SET EXERCISE:
Skipping all pictures, set down the lines of the listing from the first through the one with "148, 147.5, 147.5]".
+++ SOURCE DATA
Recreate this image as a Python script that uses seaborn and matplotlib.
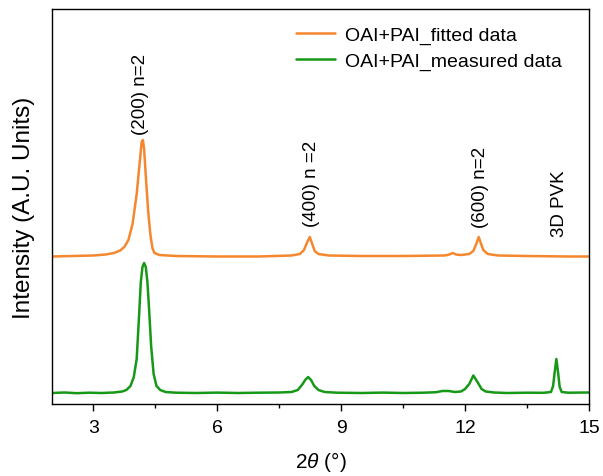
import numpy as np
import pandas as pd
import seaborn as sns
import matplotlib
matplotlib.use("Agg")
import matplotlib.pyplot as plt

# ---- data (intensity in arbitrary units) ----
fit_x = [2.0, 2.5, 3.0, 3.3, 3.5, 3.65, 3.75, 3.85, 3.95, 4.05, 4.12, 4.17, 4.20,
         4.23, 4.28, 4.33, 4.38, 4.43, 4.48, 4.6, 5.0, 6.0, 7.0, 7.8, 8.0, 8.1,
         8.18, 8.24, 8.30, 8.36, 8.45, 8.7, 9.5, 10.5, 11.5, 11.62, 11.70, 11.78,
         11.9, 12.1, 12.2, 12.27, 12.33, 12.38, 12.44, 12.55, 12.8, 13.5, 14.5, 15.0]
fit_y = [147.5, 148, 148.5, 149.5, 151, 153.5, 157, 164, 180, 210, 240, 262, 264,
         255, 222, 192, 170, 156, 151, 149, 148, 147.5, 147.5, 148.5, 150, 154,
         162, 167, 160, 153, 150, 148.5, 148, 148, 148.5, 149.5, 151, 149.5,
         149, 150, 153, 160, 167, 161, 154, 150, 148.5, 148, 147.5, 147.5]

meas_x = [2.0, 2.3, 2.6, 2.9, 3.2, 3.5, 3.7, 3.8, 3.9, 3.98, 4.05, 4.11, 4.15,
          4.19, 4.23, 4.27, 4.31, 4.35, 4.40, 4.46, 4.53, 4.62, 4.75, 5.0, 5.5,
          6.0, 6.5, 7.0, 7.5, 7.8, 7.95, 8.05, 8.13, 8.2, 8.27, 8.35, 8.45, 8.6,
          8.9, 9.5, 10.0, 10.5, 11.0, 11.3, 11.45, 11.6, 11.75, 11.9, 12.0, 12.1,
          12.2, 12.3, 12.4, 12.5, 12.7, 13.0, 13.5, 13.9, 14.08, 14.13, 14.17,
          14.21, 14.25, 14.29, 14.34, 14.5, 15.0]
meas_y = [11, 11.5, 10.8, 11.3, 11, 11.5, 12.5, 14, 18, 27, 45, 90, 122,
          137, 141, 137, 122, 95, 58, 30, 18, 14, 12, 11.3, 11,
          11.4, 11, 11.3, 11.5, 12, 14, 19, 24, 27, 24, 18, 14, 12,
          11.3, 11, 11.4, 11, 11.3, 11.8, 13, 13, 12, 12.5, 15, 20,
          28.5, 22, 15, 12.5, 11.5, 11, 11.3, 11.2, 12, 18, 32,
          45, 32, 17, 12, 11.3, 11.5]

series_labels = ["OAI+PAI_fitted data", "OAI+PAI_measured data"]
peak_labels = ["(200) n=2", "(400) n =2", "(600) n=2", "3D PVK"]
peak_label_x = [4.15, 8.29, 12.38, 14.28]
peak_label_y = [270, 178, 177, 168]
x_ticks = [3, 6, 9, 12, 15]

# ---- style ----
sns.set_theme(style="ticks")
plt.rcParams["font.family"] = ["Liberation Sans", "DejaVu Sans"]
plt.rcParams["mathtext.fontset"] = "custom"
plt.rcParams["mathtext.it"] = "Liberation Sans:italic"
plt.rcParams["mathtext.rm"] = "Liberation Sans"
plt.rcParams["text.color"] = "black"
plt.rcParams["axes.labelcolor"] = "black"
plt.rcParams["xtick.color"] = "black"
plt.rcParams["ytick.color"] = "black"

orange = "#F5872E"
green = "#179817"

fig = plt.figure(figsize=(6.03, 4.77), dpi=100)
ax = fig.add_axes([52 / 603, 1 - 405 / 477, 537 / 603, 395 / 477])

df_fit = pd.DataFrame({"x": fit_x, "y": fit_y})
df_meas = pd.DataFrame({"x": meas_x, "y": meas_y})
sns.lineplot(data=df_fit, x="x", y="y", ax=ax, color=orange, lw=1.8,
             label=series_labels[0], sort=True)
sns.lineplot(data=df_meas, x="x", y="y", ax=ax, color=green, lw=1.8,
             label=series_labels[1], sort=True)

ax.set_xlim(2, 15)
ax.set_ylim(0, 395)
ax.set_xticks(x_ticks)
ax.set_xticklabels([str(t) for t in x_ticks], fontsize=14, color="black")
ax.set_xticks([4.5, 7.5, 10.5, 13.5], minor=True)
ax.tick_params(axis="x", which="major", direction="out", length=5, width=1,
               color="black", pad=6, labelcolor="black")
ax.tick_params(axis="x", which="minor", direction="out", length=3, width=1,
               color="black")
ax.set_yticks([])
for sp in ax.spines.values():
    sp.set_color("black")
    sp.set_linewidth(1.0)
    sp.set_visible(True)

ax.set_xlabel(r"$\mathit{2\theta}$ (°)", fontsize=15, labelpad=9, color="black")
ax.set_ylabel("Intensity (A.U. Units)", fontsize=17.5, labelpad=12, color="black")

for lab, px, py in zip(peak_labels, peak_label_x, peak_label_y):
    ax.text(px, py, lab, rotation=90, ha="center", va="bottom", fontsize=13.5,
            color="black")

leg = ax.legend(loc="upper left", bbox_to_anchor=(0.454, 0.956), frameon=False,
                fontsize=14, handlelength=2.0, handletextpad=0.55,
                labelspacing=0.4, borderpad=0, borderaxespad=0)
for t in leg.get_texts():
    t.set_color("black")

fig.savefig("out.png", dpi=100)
++++++
SOLVED EXERCISE:
Recreate this image as a Python script that uses seaborn and matplotlib.
import numpy as np
import pandas as pd
import seaborn as sns
import matplotlib
matplotlib.use("Agg")
import matplotlib.pyplot as plt

# ---- data (intensity in arbitrary units) ----
fit_x = [2.0, 2.5, 3.0, 3.3, 3.5, 3.65, 3.75, 3.85, 3.95, 4.05, 4.12, 4.17, 4.20,
         4.23, 4.28, 4.33, 4.38, 4.43, 4.48, 4.6, 5.0, 6.0, 7.0, 7.8, 8.0, 8.1,
         8.18, 8.24, 8.30, 8.36, 8.45, 8.7, 9.5, 10.5, 11.5, 11.62, 11.70, 11.78,
         11.9, 12.1, 12.2, 12.27, 12.33, 12.38, 12.44, 12.55, 12.8, 13.5, 14.5, 15.0]
fit_y = [147.5, 148, 148.5, 149.5, 151, 153.5, 157, 164, 180, 210, 240, 262, 264,
         255, 222, 192, 170, 156, 151, 149, 148, 147.5, 147.5, 148.5, 150, 154,
         162, 167, 160, 153, 150, 148.5, 148, 148, 148.5, 149.5, 151, 149.5,
         149, 150, 153, 160, 167, 161, 154, 150, 148.5, 148, 147.5, 147.5]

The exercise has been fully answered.